If you have no patience for baseball culture at all, the pitch-by-pitch reconstructions and the season-by-season structure may wear on you. Jones is writing for people who care about the game, and he does not apologize for that. The personal candor might carry you through if you are otherwise indifferent to the sport, but it is a secondary draw rather than the main event.
Frequently Asked Questions
Do I need to be a Braves fan to enjoy Ballplayer?
Not strictly, but the book rewards anyone who followed 1990s National League baseball. The Braves’ dynasty and its internal chemistry are the book’s center of gravity, so some familiarity with that era enriches the experience considerably.
How does the dual-narrator setup work, with both Mark Deakins and Chipper Jones reading?
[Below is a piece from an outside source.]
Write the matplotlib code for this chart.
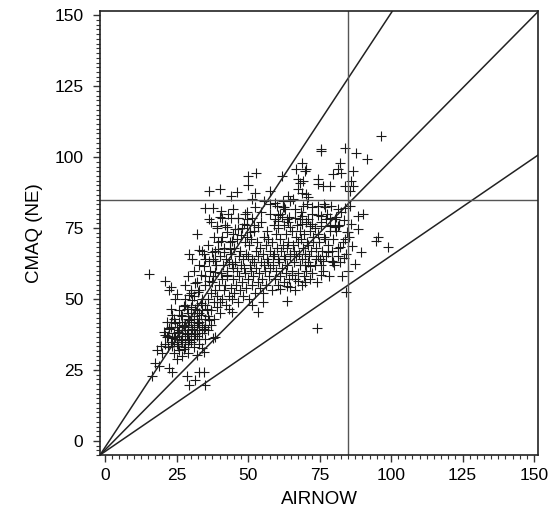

Jones reads the prologue and epilogue himself, which adds authenticity bookending the main narrative. Deakins handles everything in between and the transition is smooth. The contrast is subtle but effective rather than jarring.
Does Jones address the steroid era honestly?
Yes, he raises the topic and reflects on what it meant to compete and compile statistics during that period. The treatment is candid rather than defensive, which fits the overall tone of the memoir.
Is this audiobook worth listening to for the baseball detail alone, or is the personal content equally strong?
Both halves carry weight. The clubhouse reconstructions, pitch-by-pitch accounts against Clemens and Randy Johnson, and the dynasty’s internal dynamics are genuinely compelling. But the personal sections, covering his fame, his marriage, and his public persona, are what distinguish this from standard sports biography.